Romney’s White-Collar Suburban Challenge

Mitt Romney has long faced charges of lacking empathy, but, ironically, his greatest challenge in the campaign’s final months may be winning the voters who he most resembles: well-educated, white-collar white suburbanites.

Romney captured the GOP nomination largely on support from those voters—in places like Oakland County, Mich., the leafy Detroit suburb where he was reared (as he noted, with his awkward comment about his birth certificate).

But in the general election, college-educated white voters, especially women, loom as an indispensable line of defense for President Obama. In last week’s NBC/Wall Street Journal poll, Obama drew just 34 percent of white voters without a college education, down substantially from his modest 40 percent in 2008. But the poll found Obama attracting 48 percent of college-educated whites, virtually unchanged from his 47 percent last time. That combined with his nearly 4-1 advantage among minority voters provided Obama with his small overall lead. To win, insists veteran GOP pollster Bill McInturff, Romney must “improve his numbers” among college-educated whites.

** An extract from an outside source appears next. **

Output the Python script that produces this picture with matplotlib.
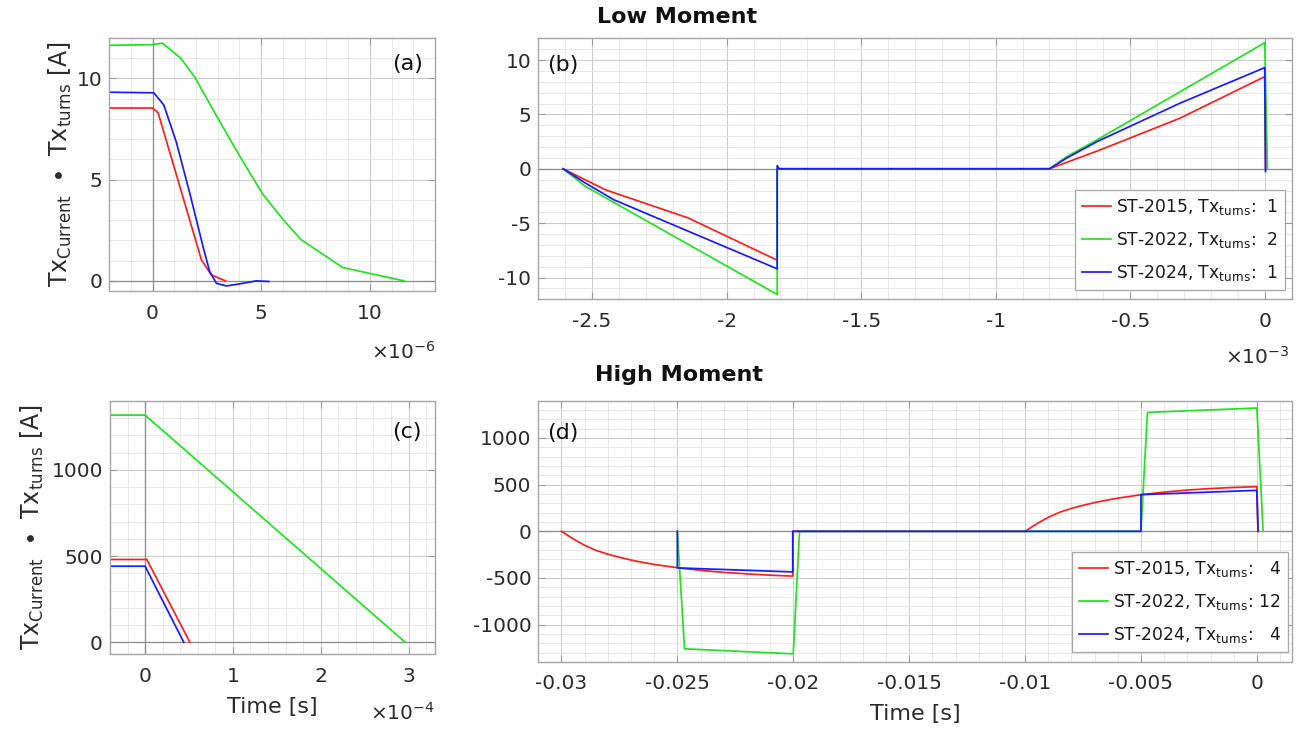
import matplotlib
matplotlib.use('Agg')
import matplotlib.pyplot as plt
from matplotlib.ticker import FixedLocator, FixedFormatter, MultipleLocator

plt.rcParams.update({
    'font.family': ['DejaVu Sans'],
    'mathtext.default': 'regular',
    'axes.unicode_minus': False,
})

# ---------------- data ----------------
# (a) Low moment turn-off ramp, time in units of 1e-6 s
a_red_t = [-2.0, 0.0, 0.26, 2.25, 2.7, 3.36]
a_red_y = [8.54, 8.54, 8.3, 1.04, 0.3, 0.0]
a_green_t = [-2.0, 0.0, 0.46, 1.3, 1.94, 2.94, 4.0, 5.08, 6.07, 6.83, 8.75, 11.57]
a_green_y = [11.64, 11.67, 11.74, 11.0, 10.07, 8.16, 6.18, 4.27, 2.95, 2.04, 0.66, 0.0]
a_blue_t = [-2.0, 0.06, 0.52, 1.10, 1.71, 2.32, 2.63, 2.94, 3.4, 4.0, 4.77, 5.35]
a_blue_y = [9.32, 9.29, 8.69, 6.84, 4.35, 1.71, 0.46, -0.12, -0.25, -0.15, 0.0, -0.03]

# (b) Low moment full waveform, time in units of 1e-3 s
b_red_t = [-2.608, -2.451, -2.142, -1.812, -1.812, -0.8, -0.611, -0.315, 0.0, 0.003]
b_red_y = [0.0, -1.93, -4.53, -8.41, 0.0, 0.0, 1.74, 4.65, 8.47, 0.0]
b_green_t = [-2.608, -2.525, -1.812, -1.812, -0.8, -0.735, -0.623, 0.0, 0.01]
b_green_y = [0.0, -1.62, -11.56, 0.0, 0.0, 1.13, 2.66, 11.59, 0.0]
b_blue_t = [-2.608, -2.525, -2.42, -1.812, -1.812, -1.805, -0.8, -0.735, -0.623, -0.315, 0.0, 0.003]
b_blue_y = [0.0, -1.31, -2.84, -9.2, 0.3, 0.0, 0.0, 1.0, 2.5, 6.03, 9.3, -0.25]

# (c) High moment turn-off ramp, time in units of 1e-4 s
c_red_t = [-0.4, 0.02, 0.51]
c_red_y = [480, 480, 0]
c_green_t = [-0.4, 0.0, 2.96]
c_green_y = [1318, 1318, 0]
c_blue_t = [-0.4, 0.0, 0.44]
c_blue_y = [441, 441, 0]

# (d) High moment full waveform, time in s
d_red_t = [-0.030, -0.0295, -0.029, -0.0285, -0.028, -0.0275, -0.027, -0.0265, -0.026, -0.025,
           -0.024, -0.023, -0.022, -0.021, -0.02002, -0.02002,
           -0.010, -0.0095, -0.009, -0.0085, -0.008, -0.0075, -0.007, -0.0065, -0.006, -0.005,
           -0.004, -0.003, -0.002, -0.001, 0.0, 0.00005]
d_red_y = [0, -80, -150, -205, -245, -278, -308, -333, -355, -390,
           -418, -440, -456, -470, -480, 0,
           0, 80, 150, 205, 245, 278, 308, 333, 355, 392,
           420, 442, 458, 470, 478, 0]
d_green_t = [-0.025, -0.02469, -0.0200, -0.01973, -0.005, -0.00472, 0.0, 0.00027]
d_green_y = [0, -1259, -1313, 0, 0, 1274, 1321, 0]
d_blue_t = [-0.025, -0.025, -0.02002, -0.02002, -0.005, -0.005, 0.0, 0.00005]
d_blue_y = [0, -392, -435, 0, 0, 393, 439, 0]

series_names = ['ST-2015', 'ST-2022', 'ST-2024']
turns_low = [1, 2, 1]
turns_high = [4, 12, 4]

# ticks
a_xticks = [0, 5, 10]
a_yticks = [0, 5, 10]
b_xticks = [-2.5, -2.0, -1.5, -1.0, -0.5, 0.0]
b_xticklabels = ['-2.5', '-2', '-1.5', '-1', '-0.5', '0']
b_yticks = [-10, -5, 0, 5, 10]
c_xticks = [0, 1, 2, 3]
c_yticks = [0, 500, 1000]
d_xticks = [-0.03, -0.025, -0.02, -0.015, -0.01, -0.005, 0.0]
d_xticklabels = ['-0.03', '-0.025', '-0.02', '-0.015', '-0.01', '-0.005', '0']
d_yticks = [-1000, -500, 0, 500, 1000]

# ---------------- style ----------------
RED = '#ff1f1f'
GREEN = '#22e022'
BLUE = '#1a1aff'
LW = 1.25
TXT = '#2b2b2b'
SPINE = '#a6a6a6'

fig = plt.figure(figsize=(12.98, 7.33), dpi=100)
ax_a = fig.add_axes([0.0840, 0.6030, 0.2512, 0.3452])
ax_b = fig.add_axes([0.4147, 0.5917, 0.5804, 0.3561])
ax_c = fig.add_axes([0.0847, 0.1074, 0.2504, 0.3456])
ax_d = fig.add_axes([0.4147, 0.0969, 0.5804, 0.3565])


def style(ax, xlim, ylim, xticks, yticks, xminor, yminor, xticklabels=None):
    ax.set_xlim(*xlim)
    ax.set_ylim(*ylim)
    ax.xaxis.set_major_locator(FixedLocator(xticks))
    ax.yaxis.set_major_locator(FixedLocator(yticks))
    if xticklabels is not None:
        ax.xaxis.set_major_formatter(FixedFormatter(xticklabels))
    ax.xaxis.set_minor_locator(MultipleLocator(xminor))
    ax.yaxis.set_minor_locator(MultipleLocator(yminor))
    ax.set_axisbelow(True)
    ax.grid(which='major', color='#cdcdcd', lw=0.8)
    ax.grid(which='minor', color='#e4e4e4', lw=0.6)
    ax.tick_params(which='both', direction='in', top=True, right=True,
                   color='#9a9a9a', labelcolor=TXT, labelsize=14.5)
    ax.tick_params(which='major', length=5, width=0.8)
    ax.tick_params(which='minor', length=0)
    ax.tick_params(axis='x', pad=9)
    ax.tick_params(axis='y', pad=5)
    for s in ax.spines.values():
        s.set_color(SPINE)
        s.set_linewidth(1.0)


style(ax_a, (-2, 13), (-0.5, 12), a_xticks, a_yticks, 1, 1)
style(ax_b, (-2.7, 0.1), (-12, 12), b_xticks, b_yticks, 0.1, 1, b_xticklabels)
style(ax_c, (-0.4, 3.3), (-70, 1400), c_xticks, c_yticks, 0.2, 100)
style(ax_d, (-0.031, 0.0015), (-1400, 1400), d_xticks, d_yticks, 0.001, 100, d_xticklabels)

for ax in (ax_a, ax_c):
    ax.axhline(0, color='#8c8c8c', lw=0.9, zorder=1.5)
    ax.axvline(0, color='#8c8c8c', lw=0.9, zorder=1.5)
for ax in (ax_b, ax_d):
    ax.axhline(0, color='#8c8c8c', lw=0.9, zorder=1.5)

ax_a.plot(a_red_t, a_red_y, color=RED, lw=LW)
ax_a.plot(a_green_t, a_green_y, color=GREEN, lw=LW)
ax_a.plot(a_blue_t, a_blue_y, color=BLUE, lw=LW)

ax_c.plot(c_red_t, c_red_y, color=RED, lw=LW)
ax_c.plot(c_green_t, c_green_y, color=GREEN, lw=LW)
ax_c.plot(c_blue_t, c_blue_y, color=BLUE, lw=LW)

lab_low = [r'%s, $\mathregular{Tx_{turns}}$:  %d' % (n, k) for n, k in zip(series_names, turns_low)]
lab_high = [r'%s, $\mathregular{Tx_{turns}}$: %s' % (n, ('%2d' % k).replace(' ', '  ')) for n, k in zip(series_names, turns_high)]

ax_b.plot(b_red_t, b_red_y, color=RED, lw=LW, label=lab_low[0])
ax_b.plot(b_green_t, b_green_y, color=GREEN, lw=LW, label=lab_low[1])
ax_b.plot(b_blue_t, b_blue_y, color=BLUE, lw=LW, label=lab_low[2])

ax_d.plot(d_red_t, d_red_y, color=RED, lw=LW, label=lab_high[0])
ax_d.plot(d_green_t, d_green_y, color=GREEN, lw=LW, label=lab_high[1])
ax_d.plot(d_blue_t, d_blue_y, color=BLUE, lw=LW, label=lab_high[2])

for ax, anchor in ((ax_b, (0.991, 0.0356)), (ax_d, (0.995, 0.037))):
    leg = ax.legend(loc='lower right', bbox_to_anchor=anchor, fontsize=12.3, frameon=True,
                    fancybox=False, edgecolor=SPINE, framealpha=1, handlelength=1.75,
                    handletextpad=0.25, borderpad=0.4, labelspacing=0.78, borderaxespad=0)
    leg.get_frame().set_linewidth(0.9)
    for t in leg.get_texts():
        t.set_color('#1a1a1a')

# panel letters
ax_a.text(0.963, 0.897, '(a)', transform=ax_a.transAxes, ha='right', va='center', fontsize=16, color='#111111')
ax_b.text(0.0115, 0.898, '(b)', transform=ax_b.transAxes, ha='left', va='center', fontsize=16, color='#111111')
ax_c.text(0.96, 0.877, '(c)', transform=ax_c.transAxes, ha='right', va='center', fontsize=16, color='#111111')
ax_d.text(0.0115, 0.876, '(d)', transform=ax_d.transAxes, ha='left', va='center', fontsize=16, color='#111111')

# exponent multipliers
ax_a.text(1.0, -0.241, r'$\times\mathregular{10^{-6}}$', transform=ax_a.transAxes, ha='right', va='center', fontsize=14.5, color=TXT)
ax_b.text(0.997, -0.222, r'$\times\mathregular{10^{-3}}$', transform=ax_b.transAxes, ha='right', va='center', fontsize=14.5, color=TXT)
ax_c.text(1.0, -0.233, r'$\times\mathregular{10^{-4}}$', transform=ax_c.transAxes, ha='right', va='center', fontsize=14.5, color=TXT)

# axis labels
ylab = r'$\mathregular{Tx_{Current}\ \bullet\ Tx_{turns}}$ [A]'
ax_a.set_ylabel(ylab, fontsize=17, color=TXT)
ax_c.set_ylabel(ylab, fontsize=17, color=TXT)
ax_a.yaxis.set_label_coords(-0.107, 0.5)
ax_c.yaxis.set_label_coords(-0.197, 0.5)
ax_c.set_xlabel('Time [s]', fontsize=16, color=TXT)
ax_d.set_xlabel('Time [s]', fontsize=16, color=TXT)
ax_c.xaxis.set_label_coords(0.5, -0.17)
ax_d.xaxis.set_label_coords(0.5, -0.16)

# titles
fig.text(597 / 1298, 0.977, 'Low Moment', ha='left', va='center', fontsize=16, fontweight='bold', color='#111111')
fig.text(595 / 1298, 0.4884, 'High Moment', ha='left', va='center', fontsize=16, fontweight='bold', color='#111111')

fig.savefig('out.png', dpi=100)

Romney’s challenge in white-collar America underscores how thoroughly a “class inversion” has reshaped the electoral landscape. From the Depression into the 1970s, Republicans were the party of white-collar whites and Democrats the party of whites who worked with their hands. Every Democratic nominee from Adlai Stevenson through Jimmy Carter ran substantially better among noncollege than college-educated whites. But in his two victories, Bill Clinton did as well among college-educated as noncollege whites. In 2000, Al Gore ran 4 points better among those well-educated whites; the gap widened to 6 points for John Kerry in 2004 and to 7 for Obama. This year, a gaping class inversion runs through not only national measures like the NBC/WSJ poll but all of the recent Quinnipiac CBS/New York Times swing-state polls.

Other measures find the same trend. As The Cook Political Report’s David Wasserman and I have calculated, Ronald Reagan in 1984 won 82 of the 100 counties with the highest proportion of college graduates. But Democrats have taken at least half of those counties in every election since 1992; Obama captured 78 of them, receiving a resounding 62 percent of their combined votes.

Likewise, Atlantic Senior Editor Richard Florida and his colleagues at the University of Toronto’s Martin Prosperity Institute have used Bureau of Labor Statistics to estimate the share of every county’s workforce that belongs to what he has labeled “the creative class.” Those are workers—from architects to corporate managers—who Florida defines as being “paid to use their minds.” The 100 counties with today’s highest share of creative-class workers split evenly between the two parties in 1988, Wasserman calculated; but in each election since, the Democrats have won about three-fifths of the combined vote from those counties, with Obama establishing a new high at 64 percent. Meanwhile, Obama drew less than two-fifths of voters in both the 100 counties with the fewest college-graduates and the fewest creative-class workers.

Social issues explain much of this reversal: White-collar whites, especially women, tend to take more-liberal positions on questions like abortion than their blue-collar counterparts (or most minorities, for that matter). And while college-educated men often respond to conservative tax-and-spending arguments, the women show more openness to activist government.

In a race this close, the margin in every group matters. Romney’s path would be eased if he trimmed, even slightly, Obama’s 4-1 advantage among minorities in 2008. Conversely, Obama’s ad barrage portraying Romney as an uncaring plutocrat is aimed largely at suppressing the president’s losses among blue-collar whites, especially women. And yet to win reelection, he almost certainly needs to run closer to his 2008 number among college- than noncollege whites, as most polls now show him doing.

These upscale voters, McInturff says, are more reluctant to blame Obama for the economy and are also more liberal on social issues—which is why the latest eruption over rape and abortion represents such a headache for Romney. “Our ability to persuade them will be largely based on our ability to frame this as an economic choice,” says Romney adviser Kevin Madden.

During the primaries, Romney’s supporters argued that his buttoned-down demeanor and managerial pedigree positioned him to recapture voters in white-collar suburbs now tilting Democratic. Even with his working-class gains, Romney probably won’t win unless he proves them right.